## [Prompt]
Beneath this line are entries. Copy the range from the line with "Clone this chart in matplotlib." to the line with "self.anchor = anchor", ends included, exactly; leave pictures out.

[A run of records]
* * * * * * * * *
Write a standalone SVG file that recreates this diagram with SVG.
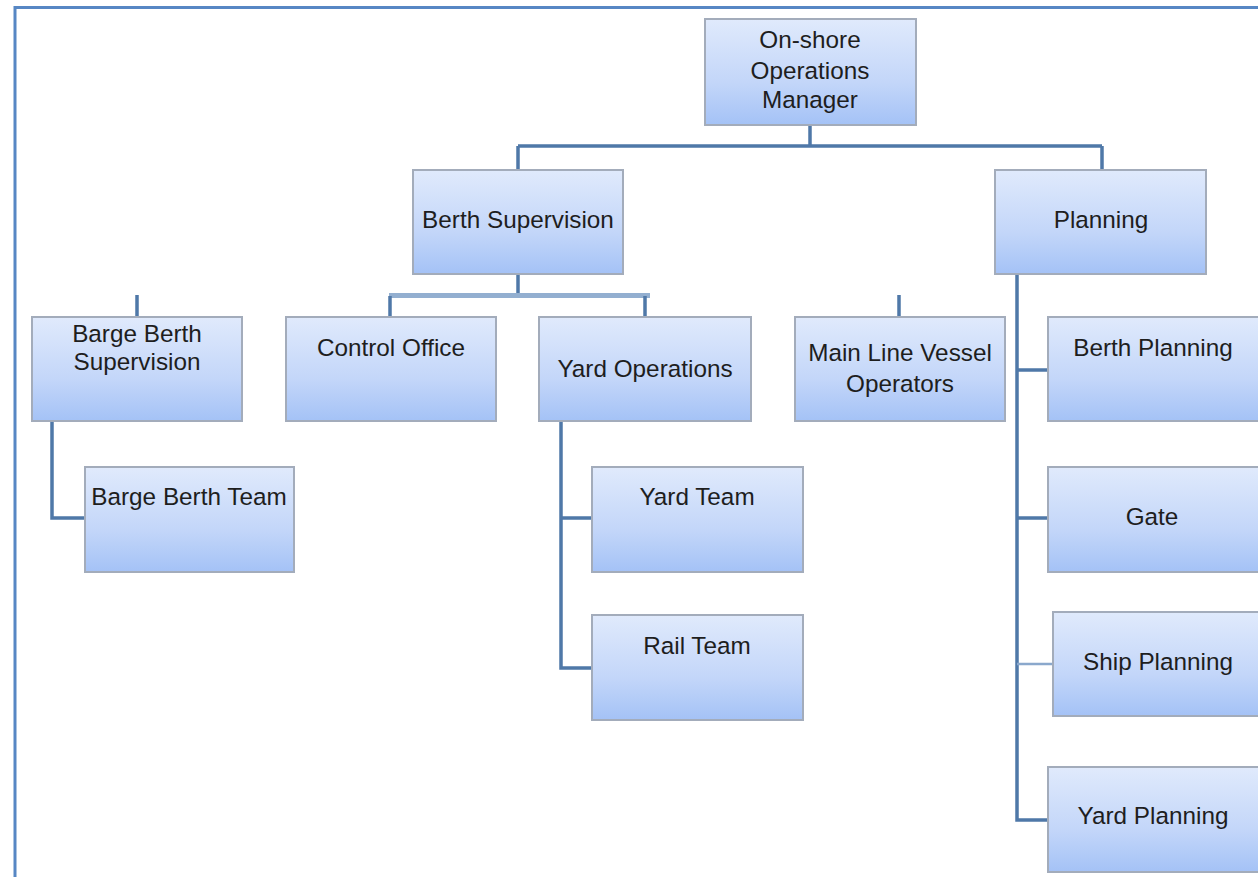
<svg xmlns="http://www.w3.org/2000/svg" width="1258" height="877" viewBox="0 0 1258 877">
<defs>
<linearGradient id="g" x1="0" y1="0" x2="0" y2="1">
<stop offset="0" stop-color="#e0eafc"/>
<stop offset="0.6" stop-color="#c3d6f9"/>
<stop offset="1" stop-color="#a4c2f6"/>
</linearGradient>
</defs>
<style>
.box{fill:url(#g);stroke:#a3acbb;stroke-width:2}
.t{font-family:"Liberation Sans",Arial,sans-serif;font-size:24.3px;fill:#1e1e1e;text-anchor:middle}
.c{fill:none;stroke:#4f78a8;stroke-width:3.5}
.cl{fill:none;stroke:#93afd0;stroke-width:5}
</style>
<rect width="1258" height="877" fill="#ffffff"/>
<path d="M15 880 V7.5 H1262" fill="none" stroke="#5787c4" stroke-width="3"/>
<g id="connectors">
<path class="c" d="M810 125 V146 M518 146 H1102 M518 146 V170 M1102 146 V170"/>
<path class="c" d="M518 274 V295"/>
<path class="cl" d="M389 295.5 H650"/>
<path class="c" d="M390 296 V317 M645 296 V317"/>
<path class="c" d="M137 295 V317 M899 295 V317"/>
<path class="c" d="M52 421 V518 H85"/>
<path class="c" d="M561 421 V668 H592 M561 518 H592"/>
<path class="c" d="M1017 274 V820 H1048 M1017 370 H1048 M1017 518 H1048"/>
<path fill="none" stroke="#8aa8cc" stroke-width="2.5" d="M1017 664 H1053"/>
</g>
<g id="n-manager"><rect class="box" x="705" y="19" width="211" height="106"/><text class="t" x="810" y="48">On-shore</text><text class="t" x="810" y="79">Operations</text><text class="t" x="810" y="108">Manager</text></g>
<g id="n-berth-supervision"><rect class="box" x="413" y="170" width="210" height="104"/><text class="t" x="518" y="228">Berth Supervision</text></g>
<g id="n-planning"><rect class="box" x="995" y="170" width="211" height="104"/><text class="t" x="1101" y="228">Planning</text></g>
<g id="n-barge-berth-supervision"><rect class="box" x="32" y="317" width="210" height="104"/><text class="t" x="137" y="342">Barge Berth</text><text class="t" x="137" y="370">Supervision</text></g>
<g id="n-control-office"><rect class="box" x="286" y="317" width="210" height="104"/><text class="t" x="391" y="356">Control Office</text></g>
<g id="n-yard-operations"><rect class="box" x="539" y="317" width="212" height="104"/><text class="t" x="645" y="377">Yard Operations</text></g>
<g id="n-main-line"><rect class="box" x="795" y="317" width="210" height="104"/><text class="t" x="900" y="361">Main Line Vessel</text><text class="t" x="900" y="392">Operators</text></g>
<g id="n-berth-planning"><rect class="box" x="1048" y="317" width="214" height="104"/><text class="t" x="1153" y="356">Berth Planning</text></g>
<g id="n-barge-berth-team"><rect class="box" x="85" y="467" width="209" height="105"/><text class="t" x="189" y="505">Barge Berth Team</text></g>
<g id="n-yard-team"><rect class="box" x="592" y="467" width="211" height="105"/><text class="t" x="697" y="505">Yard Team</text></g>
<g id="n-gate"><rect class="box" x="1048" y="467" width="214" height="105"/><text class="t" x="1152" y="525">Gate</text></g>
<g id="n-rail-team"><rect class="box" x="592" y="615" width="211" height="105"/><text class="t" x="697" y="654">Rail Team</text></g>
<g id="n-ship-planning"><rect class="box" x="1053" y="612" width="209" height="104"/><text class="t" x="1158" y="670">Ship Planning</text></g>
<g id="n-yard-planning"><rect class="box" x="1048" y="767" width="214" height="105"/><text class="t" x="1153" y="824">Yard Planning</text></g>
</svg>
* * * * * * * * *
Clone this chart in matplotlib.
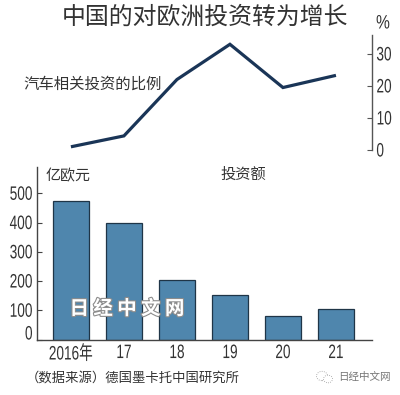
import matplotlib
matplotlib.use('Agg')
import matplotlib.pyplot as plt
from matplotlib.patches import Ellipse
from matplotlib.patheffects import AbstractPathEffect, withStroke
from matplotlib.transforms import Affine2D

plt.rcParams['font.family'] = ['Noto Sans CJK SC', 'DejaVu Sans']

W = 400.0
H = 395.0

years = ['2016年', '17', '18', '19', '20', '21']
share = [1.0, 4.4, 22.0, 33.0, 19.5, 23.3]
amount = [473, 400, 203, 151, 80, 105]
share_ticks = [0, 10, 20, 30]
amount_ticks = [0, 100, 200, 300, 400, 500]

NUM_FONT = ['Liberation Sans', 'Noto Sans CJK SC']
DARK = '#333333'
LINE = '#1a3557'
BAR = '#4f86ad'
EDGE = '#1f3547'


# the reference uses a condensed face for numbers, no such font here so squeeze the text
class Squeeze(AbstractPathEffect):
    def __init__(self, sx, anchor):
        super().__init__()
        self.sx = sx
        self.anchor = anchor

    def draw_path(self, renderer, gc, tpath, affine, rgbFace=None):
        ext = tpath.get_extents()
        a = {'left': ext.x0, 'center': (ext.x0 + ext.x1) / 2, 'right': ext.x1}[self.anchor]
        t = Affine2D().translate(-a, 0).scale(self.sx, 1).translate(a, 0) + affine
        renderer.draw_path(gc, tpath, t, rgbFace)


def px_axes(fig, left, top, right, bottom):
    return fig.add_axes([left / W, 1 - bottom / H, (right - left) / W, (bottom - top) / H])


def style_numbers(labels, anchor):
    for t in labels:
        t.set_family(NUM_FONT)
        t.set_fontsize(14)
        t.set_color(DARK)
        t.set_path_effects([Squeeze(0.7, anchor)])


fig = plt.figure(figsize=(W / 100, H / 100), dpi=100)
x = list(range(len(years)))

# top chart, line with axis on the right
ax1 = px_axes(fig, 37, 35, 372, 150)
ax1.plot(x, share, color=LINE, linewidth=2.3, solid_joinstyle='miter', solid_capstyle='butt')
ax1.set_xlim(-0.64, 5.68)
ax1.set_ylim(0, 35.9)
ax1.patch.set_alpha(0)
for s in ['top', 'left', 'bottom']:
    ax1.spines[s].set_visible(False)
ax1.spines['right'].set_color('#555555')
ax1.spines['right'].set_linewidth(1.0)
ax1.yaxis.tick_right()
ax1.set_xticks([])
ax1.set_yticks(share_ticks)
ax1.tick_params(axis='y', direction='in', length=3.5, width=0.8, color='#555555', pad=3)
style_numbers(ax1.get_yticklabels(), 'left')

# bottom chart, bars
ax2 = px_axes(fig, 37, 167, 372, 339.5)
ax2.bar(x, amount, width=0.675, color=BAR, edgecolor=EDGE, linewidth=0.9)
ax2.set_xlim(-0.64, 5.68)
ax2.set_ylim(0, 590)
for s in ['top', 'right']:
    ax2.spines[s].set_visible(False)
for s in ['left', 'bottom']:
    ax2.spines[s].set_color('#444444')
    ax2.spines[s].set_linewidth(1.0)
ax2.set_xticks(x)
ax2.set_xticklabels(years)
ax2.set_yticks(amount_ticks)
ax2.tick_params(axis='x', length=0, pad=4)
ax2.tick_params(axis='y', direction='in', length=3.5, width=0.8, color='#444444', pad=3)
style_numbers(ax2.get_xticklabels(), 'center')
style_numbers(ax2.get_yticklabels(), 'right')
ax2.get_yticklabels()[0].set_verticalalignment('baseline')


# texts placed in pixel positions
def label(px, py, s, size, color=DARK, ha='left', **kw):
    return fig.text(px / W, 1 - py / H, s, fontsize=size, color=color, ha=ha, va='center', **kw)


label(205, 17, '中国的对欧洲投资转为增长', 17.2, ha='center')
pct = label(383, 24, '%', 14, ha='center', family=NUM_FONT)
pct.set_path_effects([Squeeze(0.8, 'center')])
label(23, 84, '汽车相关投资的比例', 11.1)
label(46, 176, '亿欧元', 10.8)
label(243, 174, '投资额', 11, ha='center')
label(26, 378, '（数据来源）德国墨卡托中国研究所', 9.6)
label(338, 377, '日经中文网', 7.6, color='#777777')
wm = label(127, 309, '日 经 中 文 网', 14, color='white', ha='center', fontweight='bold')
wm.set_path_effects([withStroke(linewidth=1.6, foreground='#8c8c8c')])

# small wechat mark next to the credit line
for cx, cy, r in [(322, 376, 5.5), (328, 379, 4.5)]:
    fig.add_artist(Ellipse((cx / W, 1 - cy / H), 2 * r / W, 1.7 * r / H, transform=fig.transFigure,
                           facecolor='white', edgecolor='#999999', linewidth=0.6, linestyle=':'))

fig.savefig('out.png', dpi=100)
* * * * * * * * *
## [Solution below]
Clone this chart in matplotlib.
import matplotlib
matplotlib.use('Agg')
import matplotlib.pyplot as plt
from matplotlib.patches import Ellipse
from matplotlib.patheffects import AbstractPathEffect, withStroke
from matplotlib.transforms import Affine2D

plt.rcParams['font.family'] = ['Noto Sans CJK SC', 'DejaVu Sans']

W = 400.0
H = 395.0

years = ['2016年', '17', '18', '19', '20', '21']
share = [1.0, 4.4, 22.0, 33.0, 19.5, 23.3]
amount = [473, 400, 203, 151, 80, 105]
share_ticks = [0, 10, 20, 30]
amount_ticks = [0, 100, 200, 300, 400, 500]

NUM_FONT = ['Liberation Sans', 'Noto Sans CJK SC']
DARK = '#333333'
LINE = '#1a3557'
BAR = '#4f86ad'
EDGE = '#1f3547'


# the reference uses a condensed face for numbers, no such font here so squeeze the text
class Squeeze(AbstractPathEffect):
    def __init__(self, sx, anchor):
        super().__init__()
        self.sx = sx
        self.anchor = anchor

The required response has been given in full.